What is expected —
Print only the lines from the top of the data through the line with "import plotly.graph_objects as go", both included, skipping every picture.
════════════════
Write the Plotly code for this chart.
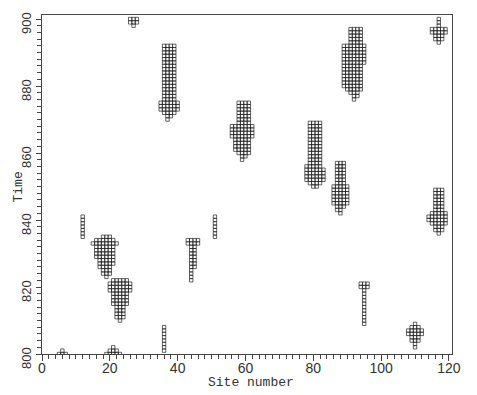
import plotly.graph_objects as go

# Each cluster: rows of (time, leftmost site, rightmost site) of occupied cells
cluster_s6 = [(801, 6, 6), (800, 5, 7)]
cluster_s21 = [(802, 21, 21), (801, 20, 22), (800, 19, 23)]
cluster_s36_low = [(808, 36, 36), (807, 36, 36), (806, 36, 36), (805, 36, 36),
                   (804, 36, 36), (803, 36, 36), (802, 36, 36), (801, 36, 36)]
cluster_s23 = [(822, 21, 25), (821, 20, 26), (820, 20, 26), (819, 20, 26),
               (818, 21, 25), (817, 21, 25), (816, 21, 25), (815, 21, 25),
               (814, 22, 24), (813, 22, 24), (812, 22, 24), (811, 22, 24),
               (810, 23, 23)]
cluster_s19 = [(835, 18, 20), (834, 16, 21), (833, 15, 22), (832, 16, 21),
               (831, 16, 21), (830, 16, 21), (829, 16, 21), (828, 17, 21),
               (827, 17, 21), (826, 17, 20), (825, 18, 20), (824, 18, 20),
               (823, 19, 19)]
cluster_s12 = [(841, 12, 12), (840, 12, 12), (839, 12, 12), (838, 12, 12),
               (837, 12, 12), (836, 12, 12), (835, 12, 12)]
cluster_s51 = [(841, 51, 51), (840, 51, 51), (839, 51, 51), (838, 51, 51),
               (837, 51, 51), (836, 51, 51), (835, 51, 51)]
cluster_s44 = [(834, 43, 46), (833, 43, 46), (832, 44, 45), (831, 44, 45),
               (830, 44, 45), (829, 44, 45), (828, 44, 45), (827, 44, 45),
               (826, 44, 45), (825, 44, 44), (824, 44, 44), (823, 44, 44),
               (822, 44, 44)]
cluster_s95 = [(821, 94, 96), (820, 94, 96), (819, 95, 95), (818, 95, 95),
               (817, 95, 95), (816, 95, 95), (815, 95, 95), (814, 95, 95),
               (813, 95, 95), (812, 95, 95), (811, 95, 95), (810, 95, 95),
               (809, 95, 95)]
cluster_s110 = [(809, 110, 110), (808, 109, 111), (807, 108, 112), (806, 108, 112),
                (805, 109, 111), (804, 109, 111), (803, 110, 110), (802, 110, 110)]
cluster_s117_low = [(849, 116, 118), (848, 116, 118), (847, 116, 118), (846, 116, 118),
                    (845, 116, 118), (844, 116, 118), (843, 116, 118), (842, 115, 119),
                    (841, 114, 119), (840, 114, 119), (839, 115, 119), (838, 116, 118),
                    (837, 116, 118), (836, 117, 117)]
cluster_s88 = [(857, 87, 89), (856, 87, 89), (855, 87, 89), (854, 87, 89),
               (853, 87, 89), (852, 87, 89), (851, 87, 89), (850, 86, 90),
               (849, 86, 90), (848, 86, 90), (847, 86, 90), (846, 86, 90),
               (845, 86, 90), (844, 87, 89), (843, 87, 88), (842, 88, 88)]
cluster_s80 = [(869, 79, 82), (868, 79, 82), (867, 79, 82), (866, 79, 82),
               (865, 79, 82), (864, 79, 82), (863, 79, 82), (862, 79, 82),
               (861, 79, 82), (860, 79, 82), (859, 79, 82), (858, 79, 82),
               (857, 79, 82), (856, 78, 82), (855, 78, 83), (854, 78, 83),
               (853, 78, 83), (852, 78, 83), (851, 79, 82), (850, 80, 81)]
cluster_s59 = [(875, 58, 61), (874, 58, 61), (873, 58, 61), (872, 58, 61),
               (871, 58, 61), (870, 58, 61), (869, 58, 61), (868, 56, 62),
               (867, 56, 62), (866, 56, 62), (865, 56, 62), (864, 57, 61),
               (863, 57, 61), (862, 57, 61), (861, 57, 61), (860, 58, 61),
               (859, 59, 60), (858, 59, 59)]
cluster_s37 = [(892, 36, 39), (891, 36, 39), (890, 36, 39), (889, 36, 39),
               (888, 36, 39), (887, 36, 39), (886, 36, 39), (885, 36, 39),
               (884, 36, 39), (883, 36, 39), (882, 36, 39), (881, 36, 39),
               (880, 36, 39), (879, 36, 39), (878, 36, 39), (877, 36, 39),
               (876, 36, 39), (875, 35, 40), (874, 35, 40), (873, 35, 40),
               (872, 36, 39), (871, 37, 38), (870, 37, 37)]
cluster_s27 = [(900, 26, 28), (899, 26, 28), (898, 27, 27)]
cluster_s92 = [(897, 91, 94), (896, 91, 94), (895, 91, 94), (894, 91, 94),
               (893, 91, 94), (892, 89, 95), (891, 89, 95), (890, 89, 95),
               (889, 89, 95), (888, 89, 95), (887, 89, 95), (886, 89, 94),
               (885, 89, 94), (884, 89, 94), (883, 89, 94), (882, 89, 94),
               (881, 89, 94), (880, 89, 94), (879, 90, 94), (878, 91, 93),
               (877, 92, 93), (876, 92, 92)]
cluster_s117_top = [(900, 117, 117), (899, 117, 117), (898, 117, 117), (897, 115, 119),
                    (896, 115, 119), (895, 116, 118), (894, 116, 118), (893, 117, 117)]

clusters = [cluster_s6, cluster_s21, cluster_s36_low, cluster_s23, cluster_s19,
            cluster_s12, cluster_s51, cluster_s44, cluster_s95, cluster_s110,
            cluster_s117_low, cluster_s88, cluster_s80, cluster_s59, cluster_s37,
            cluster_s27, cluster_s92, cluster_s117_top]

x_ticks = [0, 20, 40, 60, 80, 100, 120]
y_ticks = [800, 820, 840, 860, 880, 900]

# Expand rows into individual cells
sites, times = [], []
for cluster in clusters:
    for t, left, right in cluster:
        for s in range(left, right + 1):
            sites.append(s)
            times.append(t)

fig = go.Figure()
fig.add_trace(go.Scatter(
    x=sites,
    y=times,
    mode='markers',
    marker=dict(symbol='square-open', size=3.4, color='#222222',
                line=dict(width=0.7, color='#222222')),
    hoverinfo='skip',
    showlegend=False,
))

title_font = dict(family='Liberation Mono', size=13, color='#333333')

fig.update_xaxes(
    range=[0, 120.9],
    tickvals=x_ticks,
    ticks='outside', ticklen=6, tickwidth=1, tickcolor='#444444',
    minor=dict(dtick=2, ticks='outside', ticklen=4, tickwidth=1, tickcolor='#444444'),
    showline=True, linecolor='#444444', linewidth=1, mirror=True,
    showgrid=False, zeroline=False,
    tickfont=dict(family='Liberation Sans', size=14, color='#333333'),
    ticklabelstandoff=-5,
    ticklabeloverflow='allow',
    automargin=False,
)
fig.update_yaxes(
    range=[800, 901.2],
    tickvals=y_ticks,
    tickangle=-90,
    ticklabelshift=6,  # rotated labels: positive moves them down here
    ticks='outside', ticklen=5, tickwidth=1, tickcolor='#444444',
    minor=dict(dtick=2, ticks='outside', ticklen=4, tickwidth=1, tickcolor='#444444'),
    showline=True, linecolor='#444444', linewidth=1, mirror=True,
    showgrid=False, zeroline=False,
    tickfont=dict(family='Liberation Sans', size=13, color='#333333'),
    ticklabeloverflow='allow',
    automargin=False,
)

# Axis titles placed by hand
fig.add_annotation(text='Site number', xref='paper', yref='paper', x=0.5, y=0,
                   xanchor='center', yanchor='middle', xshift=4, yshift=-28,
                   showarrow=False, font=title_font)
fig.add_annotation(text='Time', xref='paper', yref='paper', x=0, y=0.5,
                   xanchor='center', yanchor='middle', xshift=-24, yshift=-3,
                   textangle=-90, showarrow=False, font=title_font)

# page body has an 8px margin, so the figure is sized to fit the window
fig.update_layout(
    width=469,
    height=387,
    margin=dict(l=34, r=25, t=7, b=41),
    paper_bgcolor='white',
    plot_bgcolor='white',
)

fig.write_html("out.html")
════════════════
Task output —
Write the Plotly code for this chart.
import plotly.graph_objects as go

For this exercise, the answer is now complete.